▶ [TASK DIRECTIONS] With the pictures left out, copy the listing below exactly.

▶ [PROVIDED MATERIAL]
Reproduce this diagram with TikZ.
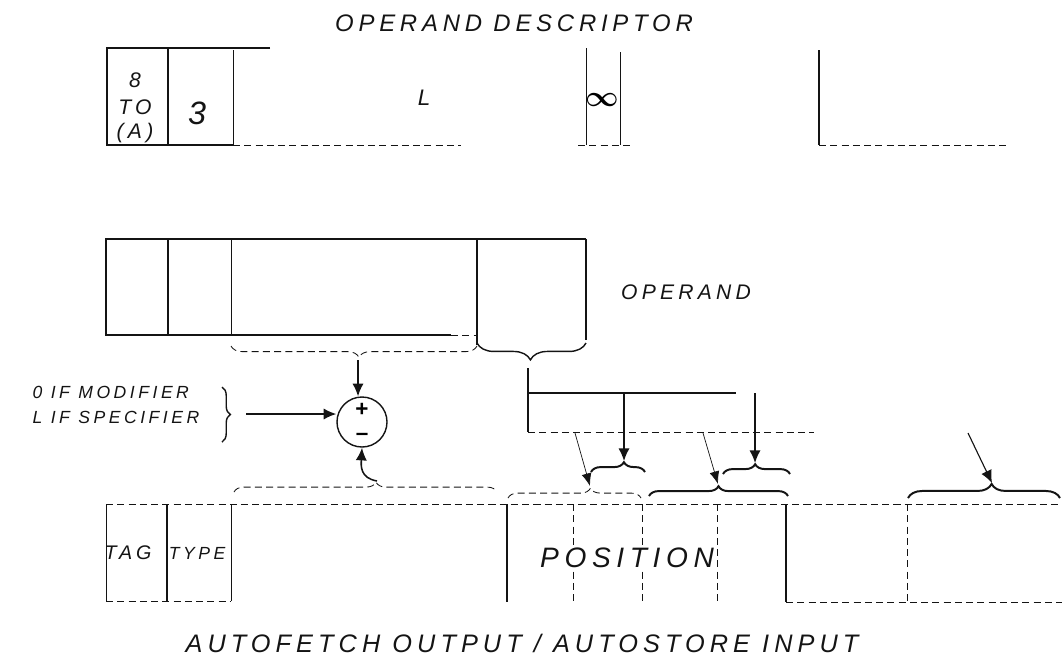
\documentclass[tikz,border=0pt]{standalone}
\usepackage{fontspec}
\usepackage{tikz}
\usetikzlibrary{
  arrows.meta,
  positioning,
  calc,
  decorations.pathreplacing
}
\newfontfamily\handfont{Liberation Sans}[LetterSpace=20.0]
\definecolor{ink}{RGB}{20,20,20}

\tikzset{
  pen/.style={draw=ink, line width=1pt},
  faint/.style={draw=ink, line width=0.6pt, dash pattern=on 5pt off 3pt},
  feed/.style={draw=ink, line width=1.1pt, -{Latex[length=9pt,width=8pt]}},
  thinfeed/.style={draw=ink, line width=0.5pt, -{Latex[length=9pt,width=7pt]}},
  curly/.style={decorate, decoration={brace, amplitude=7pt, aspect=#1}},
  curly/.default=0.5,
  hand/.style={font=\handfont\itshape\fontsize{#1}{#1}\selectfont, text=ink, inner sep=0pt}
}

\begin{document}
\begin{tikzpicture}[x=0.025cm, y=-0.025cm]
  \useasboundingbox (0,0) rectangle (1062,667);

  \node[hand=17pt] (desctitle) at (514,23) {OPERAND DESCRIPTOR};
  \draw[pen] (270,48) -- (107,48) -- (107,145) -- (233,145);
  \draw[pen] (168,48) -- (168,145);
  \draw[pen, line width=0.6pt] (233,50) -- (233,145);
  \draw[faint] (233,145) -- (461,145);
  \draw[pen, line width=0.7pt] (586,48) -- (586,145) (620,52) -- (620,145);
  \draw[faint] (578,145) -- (632,145);
  \draw[pen, line width=1.2pt] (819,50) -- (819,145);
  \draw[faint] (819,145) -- (1007,145);
  \node[hand=15pt, align=center] (tofield) at (135,108) {8\\[4pt]TO\\[2pt](A)};
  \node[hand=23pt] (lenfield) at (197,113) {3};
  \node[hand=16pt] (lfield) at (424,98) {L};
  \node[font=\boldmath\fontsize{22}{22}\selectfont, inner sep=0pt] (inffield) at (602,100) {$\infty$};

  \draw[pen] (586,239) -- (106,239) -- (106,335) -- (451,335);
  \draw[faint] (451,335) -- (477,335);
  \draw[pen] (168,239) -- (168,335);
  \draw[pen, line width=0.6pt] (231,239) -- (231,335);
  \draw[pen] (477,239) -- (477,345);
  \draw[pen] (586,239) -- (586,340);
  \node[hand=15pt] (operandlbl) at (686,292) {OPERAND};
  \draw[faint, curly=0.52, decoration={mirror, amplitude=8pt}] (231,346) -- (477,346);
  \draw[pen, curly=0.49, decoration={mirror, amplitude=12pt}] (477,343) -- (586,343);
  \coordinate (fieldtip) at (358,360);
  \coordinate (postip) at (528,368);

  \node[circle, pen, minimum size=1.25cm, inner sep=0pt, align=center,
        font=\handfont\bfseries\fontsize{16}{17}\selectfont] (adder) at (362,422) {+\\\textendash};
  \draw[feed] (fieldtip) -- (fieldtip |- adder.north);

  \node[hand=12.5pt, align=left] (seltext) at (116,405) {0 IF MODIFIER\\[5pt]L IF SPECIFIER};
  \draw[pen, curly=0.5, decoration={amplitude=6pt}] (222,387) -- (222,442);
  \coordinate (seltip) at (246,414);
  \draw[feed] (seltip) -- (seltip -| adder.west);

  \draw[pen, line width=1.4pt] (postip) -- (528,432);
  \draw[pen, line width=1.4pt] (528,393) -- (736,393);
  \draw[faint] (528,432) -- (814,432);
  \coordinate (tapA) at (624,393);
  \coordinate (tapB) at (755,393);

  \draw[pen, line width=1.4pt, curly=0.61, decoration={amplitude=7pt}] (591,472) -- (645,472);
  \draw[pen, line width=1.4pt, curly=0.48, decoration={amplitude=7pt}] (723,474) -- (790,474);
  \coordinate (smallA) at (624,461);
  \coordinate (smallB) at (755,463);
  \draw[feed] (tapA) -- (smallA);
  \draw[feed] (tapB) -- (smallB);

  \draw[faint, curly=0.62] (508,498) -- (641,498);
  \draw[pen, line width=1.4pt, curly=0.5] (649,496) -- (788,496);
  \draw[pen, line width=1.4pt, curly=0.55, decoration={amplitude=10pt}] (908,498) -- (1060,498);
  \draw[faint, curly=0.54] (234,492) -- (497,492);
  \coordinate (capA) at (590,486);
  \coordinate (capB) at (718,484);
  \coordinate (capC) at (992,483);
  \coordinate (outtip) at (377,481);
  \coordinate (fromA) at (575,433);
  \coordinate (fromB) at (703,433);
  \coordinate (fromC) at (968,433);
  \draw[thinfeed] (fromA) -- (capA);
  \draw[thinfeed] (fromB) -- (capB);
  \draw[feed, line width=0.8pt] (fromC) -- (capC);
  \draw[feed] (outtip) .. controls (360,478) and (361,466) .. (adder.south);

  \draw[faint] (106,504) -- (1062,504);
  \draw[pen, line width=0.6pt] (106,504) -- (106,601);
  \draw[pen] (167,504) -- (167,601);
  \draw[pen, line width=0.6pt] (231,504) -- (231,601);
  \draw[faint] (106,601) -- (231,601);
  \draw[pen, line width=1.5pt] (507,504) -- (507,602);
  \draw[faint] (573,504) -- (573,602) (642,504) -- (642,602) (717,504) -- (717,602);
  \draw[pen, line width=1.5pt] (786,504) -- (786,602);
  \draw[faint] (907,504) -- (907,602);
  \draw[faint] (786,602) -- (1062,602);
  \node[hand=14pt] (tagfield) at (128,553) {TAG};
  \node[hand=12.5pt] (typefield) at (197,553) {TYPE};
  \node[hand=20pt, fill=white, inner sep=2pt] (posfield) at (627,558) {POSITION};
  \node[hand=18pt] (caption) at (522,643) {AUTOFETCH OUTPUT / AUTOSTORE INPUT};
\end{tikzpicture}
\end{document}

▶ [COMPLETE ANSWER]
Reproduce this diagram with TikZ.
\documentclass[tikz,border=0pt]{standalone}
\usepackage{fontspec}
\usepackage{tikz}
\usetikzlibrary{
  arrows.meta,
  positioning,
  calc,
  decorations.pathreplacing
}
\newfontfamily\handfont{Liberation Sans}[LetterSpace=20.0]
\definecolor{ink}{RGB}{20,20,20}

\tikzset{
  pen/.style={draw=ink, line width=1pt},
  faint/.style={draw=ink, line width=0.6pt, dash pattern=on 5pt off 3pt},
  feed/.style={draw=ink, line width=1.1pt, -{Latex[length=9pt,width=8pt]}},
  thinfeed/.style={draw=ink, line width=0.5pt, -{Latex[length=9pt,width=7pt]}},
  curly/.style={decorate, decoration={brace, amplitude=7pt, aspect=#1}},
  curly/.default=0.5,
  hand/.style={font=\handfont\itshape\fontsize{#1}{#1}\selectfont, text=ink, inner sep=0pt}
}

\begin{document}
\begin{tikzpicture}[x=0.025cm, y=-0.025cm]
  \useasboundingbox (0,0) rectangle (1062,667);

  \node[hand=17pt] (desctitle) at (514,23) {OPERAND DESCRIPTOR};
  \draw[pen] (270,48) -- (107,48) -- (107,145) -- (233,145);
  \draw[pen] (168,48) -- (168,145);
  \draw[pen, line width=0.6pt] (233,50) -- (233,145);
  \draw[faint] (233,145) -- (461,145);
  \draw[pen, line width=0.7pt] (586,48) -- (586,145) (620,52) -- (620,145);
  \draw[faint] (578,145) -- (632,145);
  \draw[pen, line width=1.2pt] (819,50) -- (819,145);
  \draw[faint] (819,145) -- (1007,145);
  \node[hand=15pt, align=center] (tofield) at (135,108) {8\\[4pt]TO\\[2pt](A)};
  \node[hand=23pt] (lenfield) at (197,113) {3};
  \node[hand=16pt] (lfield) at (424,98) {L};
  \node[font=\boldmath\fontsize{22}{22}\selectfont, inner sep=0pt] (inffield) at (602,100) {$\infty$};

  \draw[pen] (586,239) -- (106,239) -- (106,335) -- (451,335);
  \draw[faint] (451,335) -- (477,335);
  \draw[pen] (168,239) -- (168,335);
  \draw[pen, line width=0.6pt] (231,239) -- (231,335);
  \draw[pen] (477,239) -- (477,345);
  \draw[pen] (586,239) -- (586,340);
  \node[hand=15pt] (operandlbl) at (686,292) {OPERAND};
  \draw[faint, curly=0.52, decoration={mirror, amplitude=8pt}] (231,346) -- (477,346);
  \draw[pen, curly=0.49, decoration={mirror, amplitude=12pt}] (477,343) -- (586,343);
  \coordinate (fieldtip) at (358,360);
  \coordinate (postip) at (528,368);

  \node[circle, pen, minimum size=1.25cm, inner sep=0pt, align=center,
        font=\handfont\bfseries\fontsize{16}{17}\selectfont] (adder) at (362,422) {+\\\textendash};
  \draw[feed] (fieldtip) -- (fieldtip |- adder.north);

  \node[hand=12.5pt, align=left] (seltext) at (116,405) {0 IF MODIFIER\\[5pt]L IF SPECIFIER};
  \draw[pen, curly=0.5, decoration={amplitude=6pt}] (222,387) -- (222,442);
  \coordinate (seltip) at (246,414);
  \draw[feed] (seltip) -- (seltip -| adder.west);

  \draw[pen, line width=1.4pt] (postip) -- (528,432);
  \draw[pen, line width=1.4pt] (528,393) -- (736,393);
  \draw[faint] (528,432) -- (814,432);
  \coordinate (tapA) at (624,393);
  \coordinate (tapB) at (755,393);

  \draw[pen, line width=1.4pt, curly=0.61, decoration={amplitude=7pt}] (591,472) -- (645,472);
  \draw[pen, line width=1.4pt, curly=0.48, decoration={amplitude=7pt}] (723,474) -- (790,474);
  \coordinate (smallA) at (624,461);
  \coordinate (smallB) at (755,463);
  \draw[feed] (tapA) -- (smallA);
  \draw[feed] (tapB) -- (smallB);

  \draw[faint, curly=0.62] (508,498) -- (641,498);
  \draw[pen, line width=1.4pt, curly=0.5] (649,496) -- (788,496);
  \draw[pen, line width=1.4pt, curly=0.55, decoration={amplitude=10pt}] (908,498) -- (1060,498);
  \draw[faint, curly=0.54] (234,492) -- (497,492);
  \coordinate (capA) at (590,486);
  \coordinate (capB) at (718,484);
  \coordinate (capC) at (992,483);
  \coordinate (outtip) at (377,481);
  \coordinate (fromA) at (575,433);
  \coordinate (fromB) at (703,433);
  \coordinate (fromC) at (968,433);
  \draw[thinfeed] (fromA) -- (capA);
  \draw[thinfeed] (fromB) -- (capB);
  \draw[feed, line width=0.8pt] (fromC) -- (capC);
  \draw[feed] (outtip) .. controls (360,478) and (361,466) .. (adder.south);

  \draw[faint] (106,504) -- (1062,504);
  \draw[pen, line width=0.6pt] (106,504) -- (106,601);
  \draw[pen] (167,504) -- (167,601);
  \draw[pen, line width=0.6pt] (231,504) -- (231,601);
  \draw[faint] (106,601) -- (231,601);
  \draw[pen, line width=1.5pt] (507,504) -- (507,602);
  \draw[faint] (573,504) -- (573,602) (642,504) -- (642,602) (717,504) -- (717,602);
  \draw[pen, line width=1.5pt] (786,504) -- (786,602);
  \draw[faint] (907,504) -- (907,602);
  \draw[faint] (786,602) -- (1062,602);
  \node[hand=14pt] (tagfield) at (128,553) {TAG};
  \node[hand=12.5pt] (typefield) at (197,553) {TYPE};
  \node[hand=20pt, fill=white, inner sep=2pt] (posfield) at (627,558) {POSITION};
  \node[hand=18pt] (caption) at (522,643) {AUTOFETCH OUTPUT / AUTOSTORE INPUT};
\end{tikzpicture}
\end{document}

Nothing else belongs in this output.